El frío meteorológico con el que empieza este fin de semana contrasta con el calor político y social. Ayer se cumplieron 50 años de la muerte de Franco. El mismo día el Tribunal Supremo de España condenó al fiscal general a dos años de inhabilitación. El pasado y el presente se fundían en un extraño abrazo. Sobre Franco se ha escrito y se escribirá mucho. Los medios de comunicación social y las redes sociales arden con opiniones de todo tipo. No voy a echar más leña al fuego. 50 años es muy poco tiempo para que los historiadores tengan una perspectiva adecuada.
Quienes no lo somos dependemos de nuestra experiencia (en mi caso, muy limitada), de los testimonios recibidos y de las lecturas hechas. Yo nací en pleno régimen franquista y viví mi infancia y adolescencia en su etapa final. Creo que vi a Franco dos o tres veces. La primera fue el 4 de julio de 1968, cuando inauguró la línea de ferrocarril Madrid-Burgos. Luego lo vi alguna vez más, casi como si fuera una aparición, cuando su comitiva pasaba fugazmente por Aranda de Duero de regreso de su veraneo en San Sebastián. Y, naturalmente, vi mucho su figura en los reportajes del No-Do y en los informativos de televisión. Me parecía un abuelo frío y serio.

Cuando murió el 20 de noviembre de 1975 yo estaba a punto de cumplir 18 años. Me encontraba en Castro Urdiales haciendo mi año de noviciado antes de emitir la primera profesión como misionero claretiano. Recuerdo -¡cómo no!- la famosa intervención del presidente Arias Navarro en televisión comunicando su muerte y toda la solemnidad de aquellos días: funeral y entierro de Franco, proclamación de Juan Carlos como rey, etc.
Me faltaban muchas claves para comprender el significado histórico de unos acontecimientos que han marcado la historia reciente de España. Me limitaba a leer los periódicos, escuchar la radio y ver la televisión, dentro de las restricciones impuestas por el régimen del noviciado. Eran tiempos en los que mi historia personal contaba más que la historia del país. Esta me parecía un asunto de los mayores, de los que entendían o decían entender, mientras que la mía tenía que ver con la elección de mi camino en la vida.
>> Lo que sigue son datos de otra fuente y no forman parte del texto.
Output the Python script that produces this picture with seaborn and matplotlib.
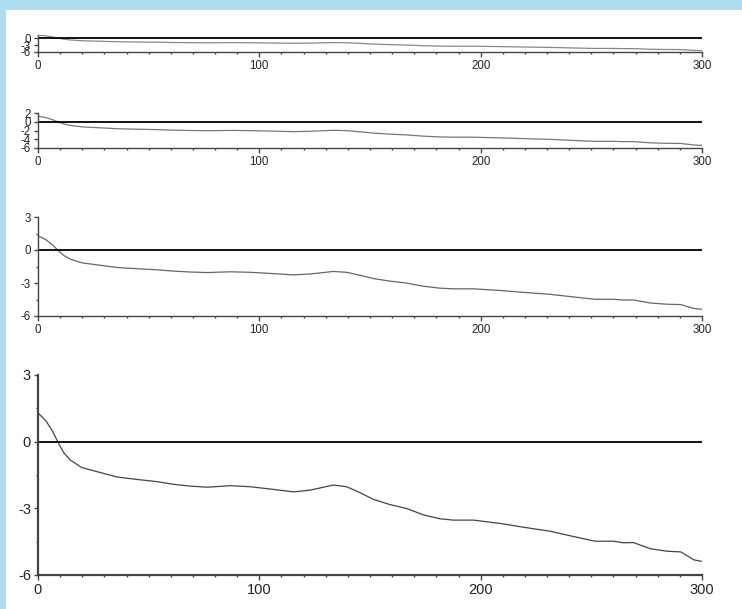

Vistas las cosas con la perspectiva de medio siglo, cada vez se me hace más imperativa la necesidad de construir la convivencia sobre valores y virtudes, no solo sobre un pragmático “contrato social”. De no hacerlo, tarde o temprano se paga un precio, que puede ir desde la crispación hasta la guerra civil. No hay democracia sin demócratas y no hay sociedad sin virtudes sociales. Las meras leyes, por oportunas y justas que sean, no garantizan la convivencia pacífica. Por eso, la misión educativa de las familias, la escuela y las demás instituciones es esencial para dar fundamento a la vida en común.
Hoy se cuestiona mucho la llamada “transición” de la dictadura a la democracia y la Constitución española de 1978. Somos más conscientes de sus limitaciones y defectos que cuando se estaba gestando, pero ¿no es preferible un marco imperfecto de convivencia antes que el retorno a un ambiente prebélico? Las conmemoraciones históricas nos sirven, sobre todo, para aprender de la historia, más que para hacer ajustes con un pasado que no volverá más y que cada uno leemos desde nuestra perspectiva.